Fix escaping of names in IR#8880
Conversation
The binary reader (but not the text parser) would previous escape names read from the names section and use those escaped names in the IR. But there is no reason to escape names in the IR; we can use the unmodified byte sequences instead. Remove this unnecessary escaping and always store names unescaped in the IR. The binary writer was further escaping names when writing them back to the names section. Remove this escaping so that we simply preserve whatever names were present in the input, modulo any deduplication we might have done. Asyncify and wasm-split read function names as input from the command line and from manifest files and would previously escape these names on reading so they would match up with the escaped names in the IR. Now that the IR does not store escaped names, fix Asyncify and wasm-split to no longer escape these names. As a follow-on change we might consider _unescaping_ these names instead, which would allow users to more easily pass names containing unprintable characters. As a drive-by, fix the printing in MinimizeImportsAndExports to properly use JSON escaping.
|
@aheejin, it looks like you were right earlier about the IR storing escaped names. I was confused because that does not happen when the input is text. This will make everything more consistent and punts on the question of how and whether we should accept escaped names in the wasm-split manifests. |
aheejin
left a comment
There was a problem hiding this comment.
Nice! This makes things cleaner.
Can we also remove escape ane unescape in https://github.com/aheejin/binaryen/blob/main/src/ir/names.cpp and https://github.com/aheejin/binaryen/blob/main/src/ir/names.h I added in #8868?
| String::printEscapedJSON(std::cout, key.first.view()) << ", "; | ||
| String::printEscapedJSON(std::cout, key.second.view()) << ", "; | ||
| String::printEscapedJSON(std::cout, new_.view()) << "]"; |
There was a problem hiding this comment.
Why should this be printEscapedJSON and not printEscaped? And what are the differences?

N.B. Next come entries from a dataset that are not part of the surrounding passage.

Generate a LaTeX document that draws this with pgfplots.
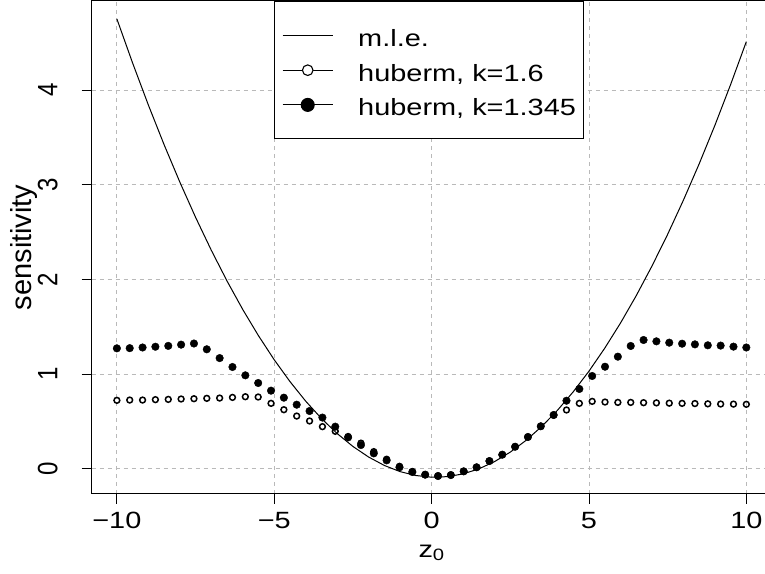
\documentclass[border=0pt]{standalone}
\usepackage{fontspec}
\setmainfont{Liberation Sans}[FakeStretch=1.23]
\newfontfamily\rotfont{Liberation Sans}[FakeStretch=0.86]
\newfontfamily\plainfont{Liberation Sans}
\usepackage{pgfplots}
\usepackage{pgfplotstable}
\pgfplotsset{compat=1.18}
\newcommand{\hfnt}{\fontsize{23.5bp}{28bp}\selectfont}
\newcommand{\rfnt}{\rotfont\fontsize{28bp}{32bp}\selectfont}
\newcommand{\lfnt}{\plainfont\fontsize{29bp}{33bp}\selectfont}

\pgfplotstableread{
x open filled
-10.000 0.722 1.271
-9.592 0.725 1.273
-9.184 0.725 1.280
-8.776 0.729 1.288
-8.367 0.732 1.297
-7.959 0.736 1.310
-7.551 0.739 1.322
-7.143 0.743 1.261
-6.735 0.746 1.168
-6.327 0.753 1.074
-5.918 0.760 0.986
-5.510 0.757 0.905
-5.102 0.690 0.824
-4.694 0.623 0.750
-4.286 0.556 0.676
-3.878 0.504 0.609
-3.469 0.444 0.540
-3.061 0.395 0.444
-2.653 0.340 0.331
-2.245 0.270 0.250
-1.837 0.180 0.162
-1.429 0.100 0.088
-1.020 0.025 0.015
-0.612 -0.030 -0.035
-0.204 -0.063 -0.063
0.204 -0.077 -0.077
0.612 -0.067 -0.067
1.020 -0.028 -0.028
1.429 0.015 0.015
1.837 0.081 0.081
2.245 0.148 0.148
2.653 0.232 0.232
3.061 0.335 0.335
3.469 0.448 0.448
3.878 0.567 0.567
4.286 0.620 0.718
4.694 0.690 0.842
5.102 0.711 0.979
5.510 0.704 1.077
5.918 0.700 1.183
6.327 0.700 1.296
6.735 0.697 1.359
7.143 0.695 1.345
7.551 0.692 1.331
7.959 0.690 1.320
8.367 0.688 1.313
8.776 0.685 1.303
9.184 0.683 1.300
9.592 0.682 1.289
10.000 0.680 1.280
}\hubertab

\pgfplotstableread{
x y
-10 4.750
-9.5 4.284
-9 3.841
-8.5 3.422
-8 3.027
-7.5 2.655
-7 2.307
-6.5 1.982
-6 1.681
-5.5 1.404
-5 1.150
-4.5 0.920
-4 0.713
-3.5 0.530
-3 0.371
-2.5 0.235
-2 0.123
-1.5 0.034
-1 -0.031
-0.5 -0.072
0 -0.090
0.5 -0.084
1 -0.055
1.5 -0.002
2 0.075
2.5 0.175
3 0.299
3.5 0.446
4 0.617
4.5 0.812
5 1.030
5.5 1.272
6 1.537
6.5 1.826
7 2.139
7.5 2.475
8 2.835
8.5 3.218
9 3.625
9.5 4.056
10 4.510
}\mletab

\begin{document}
\begin{tikzpicture}
\begin{axis}[
  scale only axis, width=679.8bp, height=492.7bp,
  xmin=-10.8, xmax=10.8, ymin=-0.264, ymax=4.939,
  axis line style={line width=1bp, black},
  tick pos=left, tick align=outside, major tick length=10bp,
  tick style={black, line width=0.8bp},
  xtick={-10,-5,0,5,10}, xticklabels={\textminus10,\textminus5,0,5,10},
  ytick={0,1,2,3,4}, yticklabels={0,1,2,3,4},
  xticklabel style={font=\hfnt, anchor=base, yshift=-24.6bp},
  yticklabel style={font=\rfnt, rotate=90, anchor=base, yshift=24.4bp},
  xlabel={z\textsubscript{0}},
  xlabel style={font=\hfnt, at={(axis description cs:0.5,0)}, anchor=base, yshift=-63.3bp},
  ylabel={sensitivity},
  ylabel style={font=\lfnt, at={(axis description cs:0,0.5)}, anchor=base, yshift=59.7bp},
  grid=major,
  major grid style={gray!55, dash pattern=on 4bp off 4bp, line width=0.8bp},
  legend cell align=left,
  legend style={at={(0.2682,1)}, anchor=north west, draw=black, line width=1bp,
    inner xsep=7.7bp, inner ysep=23bp, row sep=12.7bp, column sep=25bp, font=\hfnt,
    nodes={inner sep=0bp, text height=22bp, text depth=0bp}},
]
\addplot[black, line width=1bp,
  legend image code/.code={\draw[black, line width=1bp] (0bp,0bp) -- (50bp,0bp);}]
  table[x=x, y=y]{\mletab};
\addlegendentry{m.l.e.}
\addlegendimage{legend image code/.code={\draw[black, line width=1bp] (0bp,0bp) -- (50bp,0bp);
  \draw[black, line width=1.1bp, fill=white] (25bp,0bp) circle (5.3bp);}}
\addlegendentry{huberm, k=1.6}
\addlegendimage{legend image code/.code={\draw[black, line width=1bp] (0bp,0bp) -- (50bp,0bp);
  \fill[black] (25bp,0bp) circle (6.5bp);}}
\addlegendentry{huberm, k=1.345\hspace{12bp}}
\addplot[only marks, mark=o, mark size=2.9bp, mark options={line width=1.5bp, black}, forget plot]
  table[x=x, y=open]{\hubertab};
\addplot[only marks, mark=*, mark size=3.8bp, mark options={draw=black, fill=black, line width=0.4bp}, forget plot]
  table[x=x, y=filled]{\hubertab};
\end{axis}
\pgfresetboundingbox
\path ([xshift=-91.7bp,yshift=-80.3bp]current axis.south west) rectangle ([xshift=-6.5bp,yshift=1bp]current axis.north east);
\end{tikzpicture}
\end{document}
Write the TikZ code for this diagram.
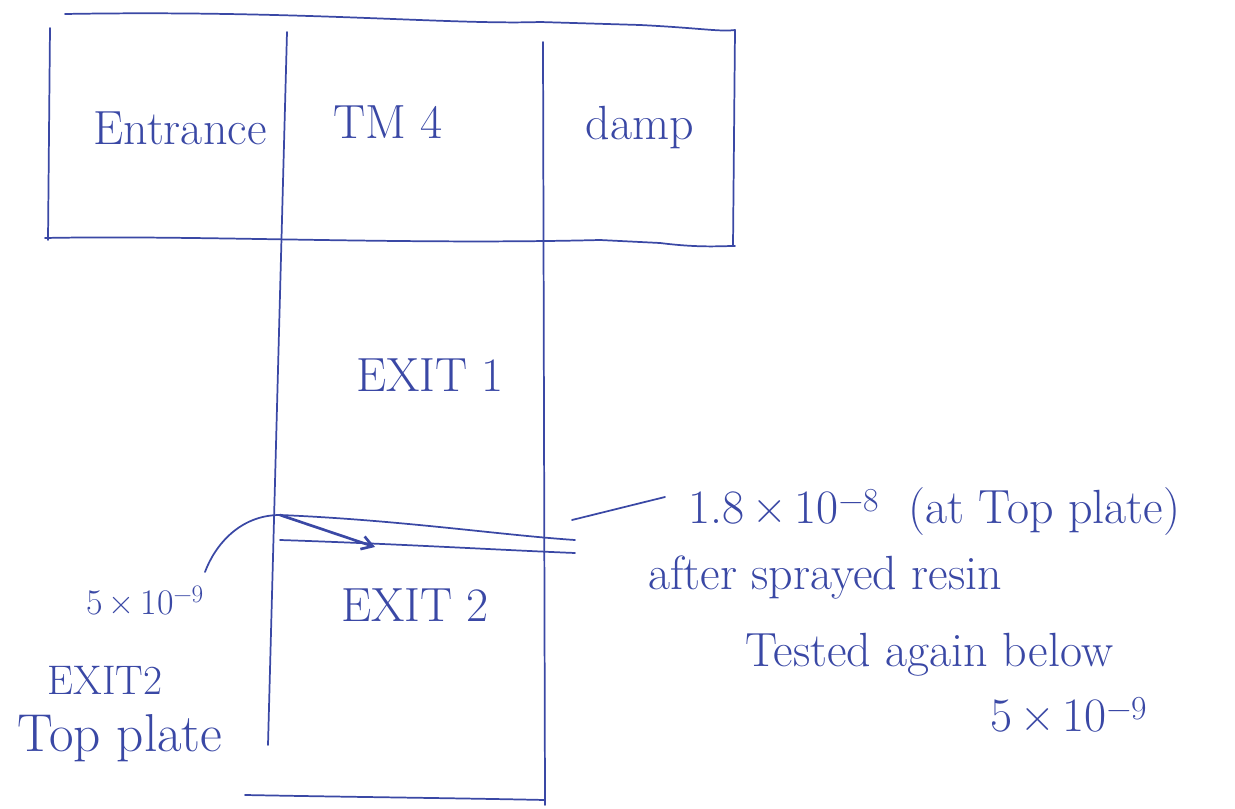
\documentclass[tikz,border=0pt]{standalone}
\usetikzlibrary{arrows.meta}
\definecolor{ink}{RGB}{58,72,165}
\newcommand{\sci}[2]{#1\,\texttimes\,10\textsuperscript{\textminus#2}}
\begin{document}
\begin{tikzpicture}[x=0.75pt,y=-0.75pt,
  pen/.style={draw=ink,line width=1.3pt,line cap=round,line join=round},
  lbl/.style={text=ink,inner sep=0pt,font=\fontsize{36}{40}\selectfont},
  note/.style={text=ink,inner sep=0pt,font=\fontsize{36}{40}\selectfont}]
\useasboundingbox (0,0) rectangle (1235,809);
% top band
\draw[pen] (65,14) .. controls (300,10) and (450,25) .. (540,22) -- (640,25) .. controls (700,28) and (720,32) .. (735,30);
\draw[pen] (50,28) -- (48,240);
\draw[pen] (45,238) .. controls (200,235) and (400,245) .. (600,240) -- (660,243) .. controls (700,248) and (720,246) .. (735,246);
\draw[pen] (735,30) -- (733,246);
% column
\draw[pen] (287,32) -- (268,745);
\draw[pen] (543,42) -- (545,805);
\draw[pen] (245,795) .. controls (350,797) and (450,798) .. (545,800);
% joint lines
\coordinate (jl1) at (280,515);
\coordinate (jl2) at (280,540);
\coordinate (jr1) at (575,540);
\coordinate (jr2) at (575,553);
\draw[pen] (jl1) .. controls (400,520) and (500,535) .. (jr1);
\draw[pen] (jl2) .. controls (400,544) and (500,550) .. (jr2);
\draw[pen,line width=2pt,-{Straight Barb[length=8pt,width=10pt]}] (jl1) -- (375,547);
% labels
\node[lbl] (entr) at (180,128) {Entrance};
\node[lbl] (tm) at (388,122) {TM 4};
\node[lbl] (damp) at (640,128) {damp};
\node[lbl] (exit1) at (430,375) {EXIT 1};
\node[lbl] (exit2) at (415,605) {EXIT 2};
% left annotation
\node[note,font=\fontsize{27}{30}\selectfont] (val) at (145,600) {\sci{5}{9}};
\node[note,font=\fontsize{31}{34}\selectfont] (e2) at (105,680) {EXIT2};
\node[note,font=\fontsize{40}{44}\selectfont] (tp) at (120,738) {Top plate};
\draw[pen] (jl1) .. controls (240,515) and (215,545) .. (205,572);
% right annotation
\node[note,anchor=west] (r1) at (688,512) {\sci{1.8}{8} \ (at Top plate)};
\node[note,anchor=west] (r2) at (648,578) {after sprayed resin};
\node[note,anchor=west] (r3) at (745,655) {Tested again below};
\node[note,anchor=west] (r4) at (990,715) {\sci{5}{9}};
\coordinate (le) at (665,497);
\draw[pen] (572,520) -- (le);
\end{tikzpicture}
\end{document}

There was a problem hiding this comment.
This pass is printing JSON, so it should be printing JSON escape sequences rather than WebAssembly text format escape sequences. An example of the difference is that JSON uses "\uABCD" for unicode character U+ABCD, whereas the WebAssembly text format would use "\u{ABCD}".
However, I've reverted this part of the change. printEscapedJSON expects the representation of its string argument to be WTF-16, but that is not the case here.
| void WasmBinaryWriter::writeEscapedName(std::string_view name) { | ||
| if (name.find('\\') == std::string_view::npos) { | ||
| writeInlineString(name); | ||
| return; | ||
| } | ||
| // decode escaped by escapeName (see below) function names | ||
| std::string unescaped; | ||
| for (size_t i = 0; i < name.size();) { | ||
| char ch = name[i++]; | ||
| // support only `\xx` escapes; ignore invalid or unsupported escapes | ||
| if (ch != '\\' || i + 1 >= name.size() || !isHexDigit(name[i]) || | ||
| !isHexDigit(name[i + 1])) { | ||
| unescaped.push_back(ch); | ||
| continue; | ||
| } | ||
| unescaped.push_back( | ||
| char((decodeHexNibble(name[i]) << 4) | decodeHexNibble(name[i + 1]))); | ||
| i += 2; | ||
| } | ||
| writeInlineString({unescaped.data(), unescaped.size()}); | ||
| } |
There was a problem hiding this comment.
The binary writer was further escaping names when writing them back to the names section.
Isn't this unescaping names despite the name tells the opposite? Anyway, if the IR has unescaped names now and the name section should have the same, removing this looks correct.
There was a problem hiding this comment.
Oh yes, you're right. I'll update the description.
| Name escape(Name name); | ||
| // Unescapes a WebAssembly identifier back into its original human-readable | ||
| // string. | ||
| std::string unescape(Name name); |
There was a problem hiding this comment.
Can't we remove unescape?
It looks it's used in wasm-split --print-profile --unescape. Do we still need this given that IR has unescaped names already?
The binary reader (but not the text parser) would previous escape names read from the names section and use those escaped names in the IR. But there is no reason to escape names in the IR; we can use the unmodified byte sequences instead. Remove this unnecessary escaping and always store names unescaped in the IR.
The binary writer was partially unescaping names when writing them back to the names section, but this is no longer necessary. After removing this, we simply preserve whatever names were present in the input, modulo any changes we might have made to avoid duplicate names.
Asyncify and wasm-split read function names as input from the command line and from manifest files and would previously escape these names on reading so they would match up with the escaped names in the IR. Now that the IR does not store escaped names, fix Asyncify and wasm-split to no longer escape these names. As a follow-on change we might consider unescaping these names instead, which would allow users to more easily pass names containing unprintable characters.